Problem description :: Your task is to copy the listing exactly, with the pictures left out.

***** Collected data

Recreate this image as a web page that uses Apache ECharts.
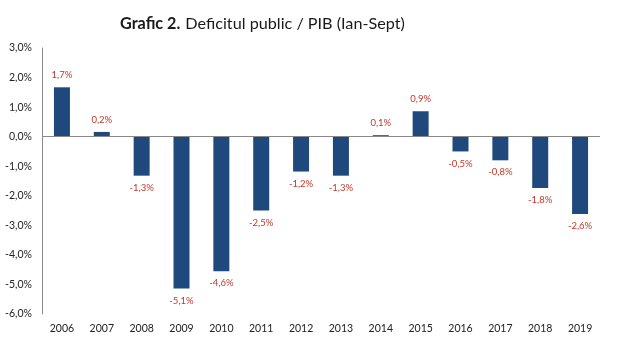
<!DOCTYPE html>
<html><head><meta charset="utf-8">
<script src="https://cdn.jsdelivr.net/npm/echarts@6/dist/echarts.min.js"></script>
<style>html,body{margin:0;padding:0;background:#fff}#c{width:620px;height:363px}</style>
</head><body><div id="c"></div>
<script>
const years = ['2006','2007','2008','2009','2010','2011','2012','2013','2014','2015','2016','2017','2018','2019'];
const deficit = [1.7, 0.2, -1.3, -5.1, -4.6, -2.5, -1.2, -1.3, 0.1, 0.9, -0.5, -0.8, -1.8, -2.6];
const barValues = [1.67, 0.16, -1.32, -5.14, -4.55, -2.5, -1.18, -1.32, 0.05, 0.86, -0.5, -0.8, -1.74, -2.62];
const yTicks = [3, 2, 1, 0, -1, -2, -3, -4, -5, -6];

const fmt = v => v.toFixed(1).replace('.', ',') + '%';
const font = 'Lato, "Open Sans", sans-serif';

const chart = echarts.init(document.getElementById('c'));
chart.setOption({
  animation: false,
  title: {
    text: '{b|Grafic 2.} {r|Deficitul public / PIB (Ian-Sept)}',
    left: 115, top: 10,
    textStyle: {
      fontWeight: 'normal',
      rich: {
        b: {fontFamily: font, fontWeight: 'bold', fontSize: 16.2, color: '#1a1a1a'},
        r: {fontFamily: font, fontWeight: 'normal', fontSize: 16.2, color: '#1a1a1a'}
      }
    }
  },
  grid: {left: 42, right: 20, top: 48, bottom: 49},
  xAxis: {
    type: 'category', data: years,
    axisLine: {show: false, onZero: false},
    axisTick: {show: false},
    axisLabel: {color: '#222', fontSize: 10.5, fontFamily: font, margin: 9}
  },
  yAxis: {
    type: 'value', min: -6, max: 3, interval: 1,
    axisLine: {show: true, lineStyle: {color: '#888', width: 1}},
    axisTick: {show: false},
    splitLine: {show: false},
    axisLabel: {color: '#222', fontSize: 10.5, fontFamily: font, margin: 10,
      formatter: v => fmt(v)}
  },
  series: [{
    type: 'bar',
    barWidth: 16,
    itemStyle: {color: '#1f497d'},
    data: barValues.map((v, i) => ({
      value: v,
      label: {
        show: true,
        position: v >= 0 ? 'top' : 'bottom',
        distance: 7,
        formatter: fmt(deficit[i]),
        color: '#c0392b', fontSize: 9.5, fontFamily: font
      }
    })),
    markLine: {
      silent: true, symbol: 'none',
      label: {show: false},
      lineStyle: {color: '#888', width: 1, type: 'solid'},
      data: [{yAxis: 0}]
    }
  }]
});
</script>
</body></html>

**********

Final result ::
Recreate this image as a web page that uses Apache ECharts.
<!DOCTYPE html>
<html><head><meta charset="utf-8">
<script src="https://cdn.jsdelivr.net/npm/echarts@6/dist/echarts.min.js"></script>
<style>html,body{margin:0;padding:0;background:#fff}#c{width:620px;height:363px}</style>
</head><body><div id="c"></div>
<script>
const years = ['2006','2007','2008','2009','2010','2011','2012','2013','2014','2015','2016','2017','2018','2019'];
const deficit = [1.7, 0.2, -1.3, -5.1, -4.6, -2.5, -1.2, -1.3, 0.1, 0.9, -0.5, -0.8, -1.8, -2.6];
const barValues = [1.67, 0.16, -1.32, -5.14, -4.55, -2.5, -1.18, -1.32, 0.05, 0.86, -0.5, -0.8, -1.74, -2.62];
const yTicks = [3, 2, 1, 0, -1, -2, -3, -4, -5, -6];

const fmt = v => v.toFixed(1).replace('.', ',') + '%';
const font = 'Lato, "Open Sans", sans-serif';

const chart = echarts.init(document.getElementById('c'));
chart.setOption({
  animation: false,
  title: {
    text: '{b|Grafic 2.} {r|Deficitul public / PIB (Ian-Sept)}',
    left: 115, top: 10,
    textStyle: {
      fontWeight: 'normal',
      rich: {
        b: {fontFamily: font, fontWeight: 'bold', fontSize: 16.2, color: '#1a1a1a'},
        r: {fontFamily: font, fontWeight: 'normal', fontSize: 16.2, color: '#1a1a1a'}
      }
    }
  },
  grid: {left: 42, right: 20, top: 48, bottom: 49},
  xAxis: {
    type: 'category', data: years,
    axisLine: {show: false, onZero: false},
    axisTick: {show: false},
    axisLabel: {color: '#222', fontSize: 10.5, fontFamily: font, margin: 9}
  },
  yAxis: {
    type: 'value', min: -6, max: 3, interval: 1,
    axisLine: {show: true, lineStyle: {color: '#888', width: 1}},
    axisTick: {show: false},
    splitLine: {show: false},
    axisLabel: {color: '#222', fontSize: 10.5, fontFamily: font, margin: 10,
      formatter: v => fmt(v)}
  },
  series: [{
    type: 'bar',
    barWidth: 16,
    itemStyle: {color: '#1f497d'},
    data: barValues.map((v, i) => ({
      value: v,
      label: {
        show: true,
        position: v >= 0 ? 'top' : 'bottom',
        distance: 7,
        formatter: fmt(deficit[i]),
        color: '#c0392b', fontSize: 9.5, fontFamily: font
      }
    })),
    markLine: {
      silent: true, symbol: 'none',
      label: {show: false},
      lineStyle: {color: '#888', width: 1, type: 'solid'},
      data: [{yAxis: 0}]
    }
  }]
});
</script>
</body></html>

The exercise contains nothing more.